The Classical/Modern Disconnect

The core competencies for classical musicians are different than those for performers and creators of modern popular music, like rock, country and related styles, but they’re not mutually exclusive. Many classically-trained musicians also understand the conventions of modern music, and can work in modern-day creative environments.

The problem is that many more can’t. Almost a quarter way through the 21st century, there is still a troubling disconnect between classical and modern musicians. I’ve personally witnessed dozens of mismatches between classically-trained players and rock bands or stage bands. You see it a lot in church groups, where people from a wide variety of backgrounds are thrown-in together.

Examples of the Classical/Modern Disconnect are everywhere. It’s a banjo player who can’t read the part the arranger wrote for him, so he makes up his own part and nails it on the first take. It’s Zubin Mehta after watching a performance by The Nice, saying to Keith Emerson, “So you did all that without music?” It’s a ballpark organ-player (classically-trained) crashing a recording session because he has no earthly idea what to play over a 12-bar blues. It’s a school-trained jingle-writer who can’t land clients because he was only taught how to write big band arrangements. The list goes on.

Here’s an example. If you put a chord chart in front of two musicians, and say to both of them, “It starts with a straight-four rock feel. It goes to a shuffle in the bridge, then back to the main groove for the last chorus and out,” then the modern musician, who is used to thinking about music in terms of concepts, and improvising parts within a style, has a good idea of what to do. More than likely, the classically-trained musician, who isn’t used to playing based on concepts, will be at one complete and utter loss.

The reason this doesn’t make sense is most of the concepts modern musicians use are concepts from the classical school. There’s no disconnect between the classical and modern schools regarding the terms they use to talk about chords, scales, rhythms, etc. The problem is that classical musicians aren’t used to making up parts, or even just simple grooves, based on those concepts.

“Straight-four rock groove” isn’t a classical concept, but it’s hard to imagine anyone living in the 21st century who hasn’t heard a straight-four rock beat. The same thing goes for “shuffle.” How much popular culture would you have to avoid to have never heard these grooves?

Other than drum beats, the other concepts – chord symbols, chord chemistry, rhythmic figures, scale choices for improvising – are all classical concepts. The disconnect isn’t a clash between two different musical languages. The Classical/Modern Disconnect is a creature of the mind, and guess whose mind it is?
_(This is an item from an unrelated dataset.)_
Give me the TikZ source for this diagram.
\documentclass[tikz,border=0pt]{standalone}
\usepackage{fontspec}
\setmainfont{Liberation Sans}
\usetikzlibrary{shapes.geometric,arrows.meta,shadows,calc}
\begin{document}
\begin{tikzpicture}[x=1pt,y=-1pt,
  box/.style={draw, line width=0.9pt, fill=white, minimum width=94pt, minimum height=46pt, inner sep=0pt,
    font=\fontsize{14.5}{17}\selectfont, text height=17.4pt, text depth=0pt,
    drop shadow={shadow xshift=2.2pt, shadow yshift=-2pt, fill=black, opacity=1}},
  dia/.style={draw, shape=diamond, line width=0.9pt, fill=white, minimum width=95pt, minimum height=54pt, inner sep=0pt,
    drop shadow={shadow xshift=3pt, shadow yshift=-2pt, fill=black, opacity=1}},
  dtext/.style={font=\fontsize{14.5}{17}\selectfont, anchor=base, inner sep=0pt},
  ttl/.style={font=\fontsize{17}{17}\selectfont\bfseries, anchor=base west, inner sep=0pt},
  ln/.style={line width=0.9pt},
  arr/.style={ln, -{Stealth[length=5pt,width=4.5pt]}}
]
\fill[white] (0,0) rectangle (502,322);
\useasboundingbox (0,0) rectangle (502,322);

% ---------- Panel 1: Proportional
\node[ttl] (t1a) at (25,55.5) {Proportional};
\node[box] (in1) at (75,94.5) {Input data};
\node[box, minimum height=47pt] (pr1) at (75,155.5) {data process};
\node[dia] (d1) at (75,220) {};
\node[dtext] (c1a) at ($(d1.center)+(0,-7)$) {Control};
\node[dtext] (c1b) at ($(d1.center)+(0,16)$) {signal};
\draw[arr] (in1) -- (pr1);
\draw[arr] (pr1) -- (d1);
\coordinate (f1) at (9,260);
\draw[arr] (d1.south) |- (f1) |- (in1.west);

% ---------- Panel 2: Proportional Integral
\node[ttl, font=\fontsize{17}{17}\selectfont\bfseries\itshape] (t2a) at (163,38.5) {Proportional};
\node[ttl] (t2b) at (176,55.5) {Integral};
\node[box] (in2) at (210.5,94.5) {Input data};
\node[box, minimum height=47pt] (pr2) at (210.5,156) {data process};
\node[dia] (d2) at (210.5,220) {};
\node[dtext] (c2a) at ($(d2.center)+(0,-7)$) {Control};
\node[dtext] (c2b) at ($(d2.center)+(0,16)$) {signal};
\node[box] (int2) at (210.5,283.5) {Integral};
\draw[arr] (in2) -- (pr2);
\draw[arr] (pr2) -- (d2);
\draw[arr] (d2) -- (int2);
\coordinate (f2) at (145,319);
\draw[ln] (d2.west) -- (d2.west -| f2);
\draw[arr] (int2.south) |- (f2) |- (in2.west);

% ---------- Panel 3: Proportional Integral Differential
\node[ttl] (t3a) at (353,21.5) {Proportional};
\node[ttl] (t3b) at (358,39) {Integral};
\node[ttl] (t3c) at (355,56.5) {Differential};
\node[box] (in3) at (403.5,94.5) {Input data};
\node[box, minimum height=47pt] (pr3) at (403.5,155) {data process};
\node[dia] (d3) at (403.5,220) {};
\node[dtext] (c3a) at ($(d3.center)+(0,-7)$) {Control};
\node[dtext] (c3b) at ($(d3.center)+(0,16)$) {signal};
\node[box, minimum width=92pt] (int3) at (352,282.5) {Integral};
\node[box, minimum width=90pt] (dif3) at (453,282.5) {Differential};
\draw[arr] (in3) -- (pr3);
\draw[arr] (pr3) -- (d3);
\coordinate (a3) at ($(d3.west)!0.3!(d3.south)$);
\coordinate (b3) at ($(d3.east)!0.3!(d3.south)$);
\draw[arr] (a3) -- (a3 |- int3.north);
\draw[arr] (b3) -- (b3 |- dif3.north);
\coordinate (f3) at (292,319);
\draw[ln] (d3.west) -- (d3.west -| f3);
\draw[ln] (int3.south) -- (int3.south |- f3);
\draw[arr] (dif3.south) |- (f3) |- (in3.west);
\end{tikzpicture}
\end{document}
Because it is rooted in the rejection of modern approaches to teaching music, the job of bridging this disconnect falls on the “classical school.”

Every music method, whether classical or modern, takes a side in the ongoing internal argument over whether to accept the working methods of modern musicians, and more broadly, whether to accept modern musical values. Every approach to music falls somewhere in the spectrum of acceptance or rejection of modern musical values. As it relates to teaching methods, there’s no such thing as neutrality in this ongoing argument.

One source of the Classical/Modern Disconnect is that you can’t compare the creative styles of classical musicians and modern musicians, because for practical purposes, classical musicians aren’t concerned with “creating.” Most classical musicians are not composers. In the classical world, music of the 20th and 21st centuries is a specialty. For most classical musicians, the main emphasis is on the era from Bach to Debussy.